The Spaniard was deemed surplus to requirements and allowed to leave for Manchester United in January, where he would be awkwardly reunited with the Portuguese boss like a chance meeting with a spurned former flame.

 

Mo Salah
“He was just a lost kid in London. He was a lost kid in a new world,” Mourinho Simon-and-Garfunkel-ed in ode to Salah. “We wanted to work him, to become better and better and better. But he was more of the idea of wanting to play and not wait.”

The Portuguese prosaist was also eager to point out that while he was responsible for signing “the kid he was in love with”, it was Chelsea who decided there was too much troubled water for Salah to bridge, and allowed him to leave. Convenient, that.

 

Henrikh Mkhitaryan
Was the Mkhitaryan-Mourinho marriage ever going to work? A slight, technically gifted, luxury playmaker, with no Premier League experience playing under a manager who values hard work, strength and mental toughness above all else. Surely it was doomed to fail.
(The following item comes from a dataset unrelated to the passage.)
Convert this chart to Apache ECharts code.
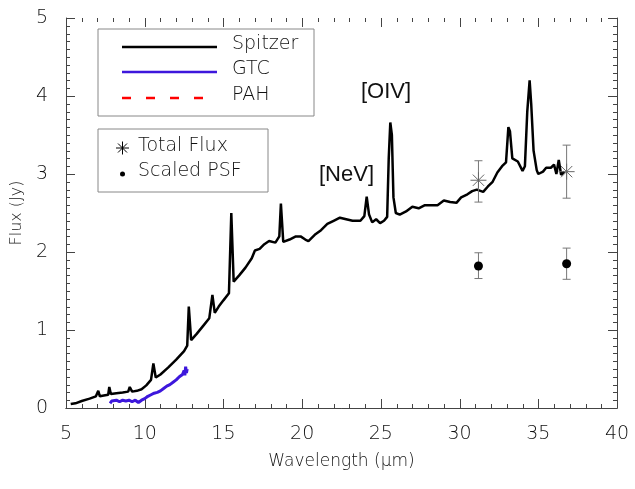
<!DOCTYPE html>
<html style="height: 100%">
<head>
<meta charset="utf-8">
<script src="https://cdn.jsdelivr.net/npm/echarts@6/dist/echarts.min.js"></script>
</head>
<body style="height: 100%; margin: 0; background: #fff">
<div id="container" style="width: 635px; height: 489px"></div>
<script type="text/javascript">

// Spitzer spectrum
var spitzerWave = [5.3, 5.6, 6.0, 6.5, 6.9, 7.05, 7.15, 7.4, 7.68, 7.75, 7.85, 8.2, 8.6, 8.95, 9.05, 9.2, 9.5, 9.8,
  10.1, 10.4, 10.55, 10.7, 11.0, 11.5, 12.0, 12.5, 12.7, 12.8, 12.95, 13.3, 13.7, 14.1, 14.3, 14.45, 14.7, 15.0,
  15.35, 15.5, 15.65, 16.0, 16.4, 16.8, 17.0, 17.3, 17.6, 17.9, 18.3, 18.55, 18.65, 18.8, 19.2, 19.6, 19.9, 20.2,
  20.4, 20.8, 21.2, 21.6, 22.0, 22.4, 22.8, 23.2, 23.7, 23.95, 24.1, 24.25, 24.45, 24.7, 24.95, 25.2, 25.4, 25.5,
  25.6, 25.7, 25.8, 25.95, 26.2, 26.6, 27.0, 27.4, 27.8, 28.2, 28.6, 29.0, 29.4, 29.8, 30.1, 30.5, 30.8, 31.1,
  31.5, 31.8, 32.1, 32.4, 32.7, 32.95, 33.1, 33.2, 33.35, 33.7, 34.0, 34.15, 34.3, 34.45, 34.55, 34.7, 34.9,
  35.0, 35.3, 35.5, 35.8, 36.0, 36.15, 36.3, 36.45, 36.65];
var spitzerFlux = [0.05, 0.06, 0.09, 0.12, 0.15, 0.22, 0.15, 0.16, 0.17, 0.27, 0.18, 0.19, 0.2, 0.21, 0.27, 0.21, 0.22, 0.24,
  0.29, 0.36, 0.57, 0.39, 0.43, 0.52, 0.62, 0.73, 0.8, 1.3, 0.87, 0.95, 1.05, 1.15, 1.45, 1.22, 1.3, 1.38,
  1.47, 2.5, 1.62, 1.7, 1.8, 1.92, 2.02, 2.04, 2.1, 2.14, 2.12, 2.2, 2.62, 2.13, 2.16, 2.2, 2.2, 2.16,
  2.14, 2.22, 2.28, 2.36, 2.4, 2.44, 2.42, 2.4, 2.4, 2.46, 2.71, 2.48, 2.38, 2.42, 2.37, 2.4, 2.45, 3.2,
  3.66, 3.5, 2.7, 2.5, 2.48, 2.52, 2.58, 2.56, 2.6, 2.6, 2.6, 2.66, 2.64, 2.63, 2.7, 2.74, 2.78, 2.8,
  2.77, 2.84, 2.9, 3.02, 3.1, 3.15, 3.6, 3.55, 3.2, 3.16, 3.04, 3.1, 3.8, 4.2, 3.9, 3.3, 3.05,
  3.0, 3.03, 3.08, 3.08, 3.12, 3.0, 3.18, 2.99, 3.03];

// GTC spectrum
var gtcWave = [7.8, 7.9, 8.0, 8.2, 8.4, 8.6, 8.8, 9.0, 9.2, 9.4, 9.6, 9.8, 10.0, 10.2, 10.4, 10.6, 10.8, 11.0,
  11.2, 11.4, 11.6, 11.8, 12.0, 12.2, 12.4, 12.5, 12.55, 12.6, 12.65, 12.7];
var gtcFlux = [0.06, 0.09, 0.07, 0.1, 0.08, 0.1, 0.09, 0.1, 0.08, 0.1, 0.07, 0.1, 0.12, 0.15, 0.17, 0.19, 0.2, 0.22,
  0.25, 0.28, 0.3, 0.33, 0.36, 0.4, 0.43, 0.48, 0.42, 0.53, 0.45, 0.5];

// photometry points with error bars
var photWave = [31.2, 36.8];
var totalFlux = [2.92, 3.03];
var totalLo = [2.64, 2.69];
var totalHi = [3.17, 3.37];
var psfFlux = [1.82, 1.85];
var psfLo = [1.66, 1.65];
var psfHi = [1.99, 2.05];

var xTicks = [5, 10, 15, 20, 25, 30, 35, 40];
var yTicks = [0, 1, 2, 3, 4, 5];

function pairs(a, b) {
  return a.map(function (v, i) { return [v, b[i]]; });
}
function errRows(f, lo, hi) {
  return photWave.map(function (w, i) { return [w, f[i], lo[i], hi[i]]; });
}

var xMin = xTicks[0], xMax = xTicks[xTicks.length - 1];
var yMin = yTicks[0], yMax = yTicks[yTicks.length - 1];

// box ticks (v6 here would not draw the axis ticks, so they go through a custom series)
var tickRows = [];
for (var i = 0; i <= (xMax - xMin); i++) {
  tickRows.push([xMin + i, yMin, 0, i % 5 === 0 ? 1 : 0]);
}
for (var j = 0; j <= (yMax - yMin) * 10; j++) {
  tickRows.push([xMin, yMin + j / 10, 1, j % 10 === 0 ? 1 : 0]);
}

var hershey = '"DejaVu Sans", sans-serif';
var axisCol = '#444';

function tickItem(params, api) {
  var kind = api.value(2), len = api.value(3) ? 9 : 4;
  var st = { stroke: axisCol, lineWidth: 1 };
  var a, b;
  if (kind === 0) {
    a = api.coord([api.value(0), yMin]);
    b = api.coord([api.value(0), yMax]);
    var x = Math.round(a[0]) + 0.5;
    return { type: 'group', children: [
      { type: 'line', shape: { x1: x, y1: a[1], x2: x, y2: a[1] - len }, style: st },
      { type: 'line', shape: { x1: x, y1: b[1], x2: x, y2: b[1] + len }, style: st }
    ] };
  }
  a = api.coord([xMin, api.value(1)]);
  b = api.coord([xMax, api.value(1)]);
  var y = Math.round(a[1]) + 0.5;
  return { type: 'group', children: [
    { type: 'line', shape: { x1: a[0], y1: y, x2: a[0] + len, y2: y }, style: st },
    { type: 'line', shape: { x1: b[0], y1: y, x2: b[0] - len, y2: y }, style: st }
  ] };
}

function errItem(kind) {
  return function (params, api) {
    var p = api.coord([api.value(0), api.value(1)]);
    var pl = api.coord([api.value(0), api.value(2)]);
    var ph = api.coord([api.value(0), api.value(3)]);
    var es = { stroke: '#777', lineWidth: 1 };
    var kids = [
      { type: 'line', shape: { x1: pl[0], y1: pl[1], x2: ph[0], y2: ph[1] }, style: es },
      { type: 'line', shape: { x1: pl[0] - 4, y1: pl[1], x2: pl[0] + 4, y2: pl[1] }, style: es },
      { type: 'line', shape: { x1: ph[0] - 4, y1: ph[1], x2: ph[0] + 4, y2: ph[1] }, style: es }
    ];
    if (kind === 'star') {
      var r = 8, d = r * 0.707;
      var ss = { stroke: '#666', lineWidth: 1 };
      kids.push({ type: 'line', shape: { x1: p[0] - r, y1: p[1], x2: p[0] + r, y2: p[1] }, style: ss });
      kids.push({ type: 'line', shape: { x1: p[0], y1: p[1] - r, x2: p[0], y2: p[1] + r }, style: ss });
      kids.push({ type: 'line', shape: { x1: p[0] - d, y1: p[1] - d, x2: p[0] + d, y2: p[1] + d }, style: ss });
      kids.push({ type: 'line', shape: { x1: p[0] - d, y1: p[1] + d, x2: p[0] + d, y2: p[1] - d }, style: ss });
    } else {
      kids.push({ type: 'circle', shape: { cx: p[0], cy: p[1], r: 4.5 }, style: { fill: '#000' } });
    }
    return { type: 'group', children: kids };
  };
}

var myChart = echarts.init(document.getElementById('container'));

function baseX(pos, labels) {
  return {
    type: 'value', position: pos, min: xMin, max: xMax, interval: 5,
    axisLine: { show: true, lineStyle: { color: axisCol } },
    axisTick: { show: false },
    splitLine: { show: false },
    axisLabel: { show: labels, margin: 17, fontSize: 19, color: '#111', fontFamily: hershey, fontWeight: 200 }
  };
}
function baseY(pos, labels) {
  return {
    type: 'value', position: pos, min: yMin, max: yMax, interval: 1,
    axisLine: { show: true, lineStyle: { color: axisCol } },
    axisTick: { show: false },
    splitLine: { show: false },
    axisLabel: { show: labels, margin: 18, fontSize: 19, color: '#111', fontFamily: hershey, fontWeight: 200 }
  };
}

var xb = baseX('bottom', true);
xb.name = 'Wavelength (\u03bcm)';
xb.nameLocation = 'middle';
xb.nameGap = 45;
xb.nameTextStyle = { fontSize: 17, color: '#111', fontFamily: hershey, fontWeight: 200 };
var yl = baseY('left', true);
yl.name = 'Flux (Jy)';
yl.nameLocation = 'middle';
yl.nameGap = 37;
yl.nameTextStyle = { fontSize: 16, color: '#111', fontFamily: hershey, fontWeight: 200 };

var option = {
  backgroundColor: '#fff',
  animation: false,
  grid: { left: 66, right: 18, top: 18, bottom: 81 },
  xAxis: [xb, baseX('top', false)],
  yAxis: [yl, baseY('right', false)],
  series: [
    {
      name: 'ticks', type: 'custom', renderItem: tickItem, data: tickRows, silent: true, z: 2
    },
    {
      name: 'Spitzer', type: 'line', data: pairs(spitzerWave, spitzerFlux), symbol: 'none',
      lineStyle: { color: '#000', width: 2.5 }, z: 3
    },
    {
      name: 'GTC', type: 'line', data: pairs(gtcWave, gtcFlux), symbol: 'none',
      lineStyle: { color: '#3d17dc', width: 3 }, z: 3
    },
    {
      name: 'PAH', type: 'line', data: [], symbol: 'none',
      lineStyle: { color: '#f00', width: 2, type: 'dashed' }
    },
    {
      name: 'Total Flux', type: 'custom', renderItem: errItem('star'),
      data: errRows(totalFlux, totalLo, totalHi), z: 4
    },
    {
      name: 'Scaled PSF', type: 'custom', renderItem: errItem('dot'),
      data: errRows(psfFlux, psfLo, psfHi), z: 4
    }
  ],
  graphic: [
    { type: 'rect', shape: { x: 98, y: 29, width: 216, height: 87 }, style: { fill: '#fff', stroke: '#888', lineWidth: 1 }, z: 10 },
    { type: 'line', shape: { x1: 122, y1: 47, x2: 217, y2: 47 }, style: { stroke: '#000', lineWidth: 2.5 }, z: 11 },
    { type: 'line', shape: { x1: 122, y1: 72, x2: 217, y2: 72 }, style: { stroke: '#3d17dc', lineWidth: 2.5 }, z: 11 },
    { type: 'line', shape: { x1: 122, y1: 98, x2: 206, y2: 98 }, style: { stroke: '#f00', lineWidth: 2.5, lineDash: [9, 15] }, z: 11 },
    { type: 'text', left: 232, top: 35, style: { text: 'Spitzer', fontSize: 19, fill: '#111', fontFamily: hershey, fontWeight: 200 }, z: 11 },
    { type: 'text', left: 232, top: 60, style: { text: 'GTC', fontSize: 19, fill: '#111', fontFamily: hershey, fontWeight: 200 }, z: 11 },
    { type: 'text', left: 232, top: 86, style: { text: 'PAH', fontSize: 19, fill: '#111', fontFamily: hershey, fontWeight: 200 }, z: 11 },

    { type: 'rect', shape: { x: 98, y: 129, width: 170, height: 63 }, style: { fill: '#fff', stroke: '#888', lineWidth: 1 }, z: 10 },
    { type: 'line', shape: { x1: 116, y1: 148, x2: 129, y2: 148 }, style: { stroke: '#000', lineWidth: 1 }, z: 11 },
    { type: 'line', shape: { x1: 122.5, y1: 141.5, x2: 122.5, y2: 154.5 }, style: { stroke: '#000', lineWidth: 1 }, z: 11 },
    { type: 'line', shape: { x1: 118, y1: 143.5, x2: 127, y2: 152.5 }, style: { stroke: '#000', lineWidth: 1 }, z: 11 },
    { type: 'line', shape: { x1: 118, y1: 152.5, x2: 127, y2: 143.5 }, style: { stroke: '#000', lineWidth: 1 }, z: 11 },
    { type: 'circle', shape: { cx: 122.5, cy: 174, r: 2.5 }, style: { fill: '#000' }, z: 11 },
    { type: 'text', left: 138, top: 137, style: { text: 'Total Flux', fontSize: 19, fill: '#111', fontFamily: hershey, fontWeight: 200 }, z: 11 },
    { type: 'text', left: 138, top: 162, style: { text: 'Scaled PSF', fontSize: 19, fill: '#111', fontFamily: hershey, fontWeight: 200 }, z: 11 },

    { type: 'text', left: 361, top: 81, style: { text: '[OIV]', fontSize: 22, fill: '#111', fontFamily: '"Liberation Sans", Arial, sans-serif' }, z: 11 },
    { type: 'text', left: 319, top: 164, style: { text: '[NeV]', fontSize: 22, fill: '#111', fontFamily: '"Liberation Sans", Arial, sans-serif' }, z: 11 }
  ]
};

if (option && typeof option === 'object') {
  myChart.setOption(option, true);
}
</script>
</body>
</html>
Mourinho – who claimed he had “good feelings” about the midfielder when he left the club – publicly called out Mkhitaryan a number of times for a lack of effort and productivity. It’s fair to say any feelings of positivity were not reciprocated.

When asked whether Mourinho made life hard for him at United, Mkhitaryan simply replied: “It’s difficult for anyone.”

 

Luke Shaw
Mkhitaryan had it easy at United compared to Luke Shaw. The United full-back was frequently criticised by Mourinho for his form and fitness, with Shaw’s Old Trafford teammates reportedly claiming they felt he was being ‘bullied’ by the manager.

Things came to a head when Mourinho took it upon himself to run up and down the touchline with Shaw like he was controlling him in a game of table football, yelling basic positional instructions at his defender and then taking credit for his performance after the game.

“He [Shaw] was in front of me and I was making every decision for him. He has to change his football brain,” Mourinho said. “We need his fantastic physical and technical qualities, but he cannot continue to play with my brain.”

Mourinho was also seen giving Shaw wedgies at Carrington and stealing his lunch money.